Basel-based BIS, a central bank umbrella group, has already called on politicians to closely scrutinize Big Tech’s incursion into finance, a move that raises questions about data privacy, competition, markets and banking.
Details about the hub were limited and the BIS said it was not able to provide details on investment or staffing levels.
FINTECH SCRUTINY
The Swiss National Bank (SNB), the Hong Kong Monetary Authority and the Monetary Authority of Singapore have all signed up to support the initiative.
SNB Chairman Thomas Jordan said the central bank would step up its efforts in scrutinizing new financial technology.

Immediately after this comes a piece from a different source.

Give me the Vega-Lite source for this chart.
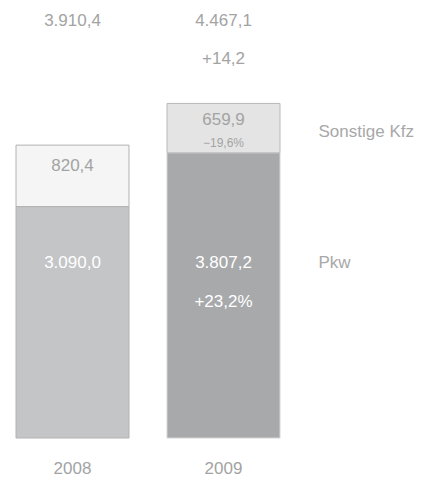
{
  "$schema": "https://vega.github.io/schema/vega-lite/v6.json",
  "autosize": "none",
  "width": 264,
  "height": 438,
  "padding": {"left": 16, "top": 0, "right": 141, "bottom": 41},
  "background": "white",
  "config": {
    "view": {"stroke": null},
    "text": {"font": "Liberation Sans", "fontSize": 17, "baseline": "middle", "color": "#a3a3a3"}
  },
  "datasets": {
    "bars": [
      {"year": "2008", "type": "Pkw", "value": 3090.0, "key": "2008 Pkw"},
      {"year": "2008", "type": "Sonstige Kfz", "value": 820.4, "key": "2008 Sonstige Kfz"},
      {"year": "2009", "type": "Pkw", "value": 3807.2, "key": "2009 Pkw"},
      {"year": "2009", "type": "Sonstige Kfz", "value": 659.9, "key": "2009 Sonstige Kfz"}
    ],
    "totals": [
      {"year": "2008", "total": 3910.4, "label": "3.910,4"},
      {"year": "2009", "total": 4467.1, "label": "4.467,1"}
    ],
    "pkw": [
      {"year": "2008", "label": "3.090,0"},
      {"year": "2009", "label": "3.807,2"}
    ]
  },
  "encoding": {
    "x": {
      "field": "year",
      "type": "nominal",
      "scale": {"domain": ["2008", "2009"], "paddingInner": 0.2517, "paddingOuter": 0},
      "axis": {"title": null, "domain": false, "ticks": false, "labelAngle": 0, "labelPadding": 22, "labelFont": "Liberation Sans", "labelFontSize": 17, "labelColor": "#a3a3a3"}
    }
  },
  "layer": [
    {
      "data": {"name": "bars"},
      "mark": {"type": "bar", "strokeWidth": 1},
      "encoding": {
        "y": {"field": "value", "type": "quantitative", "stack": "zero", "scale": {"domain": [0, 5848], "nice": false}, "axis": null},
        "order": {"field": "type", "sort": "ascending"},
        "fill": {
          "field": "key", "type": "nominal", "legend": null,
          "scale": {"domain": ["2008 Pkw", "2008 Sonstige Kfz", "2009 Pkw", "2009 Sonstige Kfz"], "range": ["#c4c5c7", "#f4f5f4", "#a8a9ab", "#e3e4e3"]}
        },
        "stroke": {
          "field": "key", "type": "nominal", "legend": null,
          "scale": {"domain": ["2008 Pkw", "2008 Sonstige Kfz", "2009 Pkw", "2009 Sonstige Kfz"], "range": ["#b2b2b2", "#b2b2b2", "#d6d6d6", "#b8b8b8"]}
        }
      }
    },
    {
      "data": {"name": "totals"},
      "mark": {"type": "text"},
      "encoding": {
        "y": {"datum": 5568, "type": "quantitative"},
        "text": {"field": "label"}
      }
    },
    {
      "data": {"values": [{"year": "2009", "label": "+14,2"}]},
      "mark": {"type": "text"},
      "encoding": {
        "y": {"datum": 5060, "type": "quantitative"},
        "text": {"field": "label"}
      }
    },
    {
      "data": {"values": [{"year": "2008", "total": 3910.4, "label": "820,4"}]},
      "mark": {"type": "text", "dy": 21},
      "encoding": {
        "y": {"field": "total", "type": "quantitative"},
        "text": {"field": "label"}
      }
    },
    {
      "data": {"values": [{"year": "2009", "total": 4467.1, "label": "659,9"}]},
      "mark": {"type": "text", "dy": 17},
      "encoding": {
        "y": {"field": "total", "type": "quantitative"},
        "text": {"field": "label"}
      }
    },
    {
      "data": {"values": [{"year": "2009", "total": 4467.1, "label": "−19,6%"}]},
      "mark": {"type": "text", "dy": 40, "fontSize": 12},
      "encoding": {
        "y": {"field": "total", "type": "quantitative"},
        "text": {"field": "label"}
      }
    },
    {
      "data": {"name": "pkw"},
      "mark": {"type": "text", "color": "white"},
      "encoding": {
        "y": {"datum": 2330, "type": "quantitative"},
        "text": {"field": "label"}
      }
    },
    {
      "data": {"values": [{"year": "2009", "label": "+23,2%"}]},
      "mark": {"type": "text", "color": "white"},
      "encoding": {
        "y": {"datum": 1822, "type": "quantitative"},
        "text": {"field": "label"}
      }
    },
    {
      "data": {"values": [{"year": "2009", "label": "Sonstige Kfz"}]},
      "mark": {"type": "text", "align": "left", "dx": 95, "color": "#a8a8a8"},
      "encoding": {
        "y": {"datum": 4086, "type": "quantitative"},
        "text": {"field": "label"}
      }
    },
    {
      "data": {"values": [{"year": "2009", "label": "Pkw"}]},
      "mark": {"type": "text", "align": "left", "dx": 95, "color": "#a8a8a8"},
      "encoding": {
        "y": {"datum": 2330, "type": "quantitative"},
        "text": {"field": "label"}
      }
    }
  ]
}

“The SNB is already keeping very close track of technological innovations in the financial area, and works actively within the central banking community in identifying and assessing relevant developments at an early stage,” Jordan said.
Foreign exchange interventions and macroprudential policy are tools available to emerging-market central banks for coping with hot money flowing through their economies, the BIS said.
Emerging markets are frequently buffeted by inflows and outflows of foreign capital, which can affect exports and asset prices, and feed through to inflation.
That makes them susceptible to shocks if those flows suddenly change.
HIGHER RATES?
“In some places, the debt is already approaching a level where yellow lights are blinking, though not red yet,” BIS general manager Agustin Carstens said in an interview accompanying the institution’s annual economic report.
The BIS has long called for higher interest rates to prevent asset-price bubbles, yet in the publication suggested central banks think about using macroprudential tools to address financial system imbalances.
“The experience of the past two decades indicates that macroprudential measures do help improve the trade-offs monetary policy faces, including those in connection with capital flow and associated exchange rate fluctuations,” the BIS said.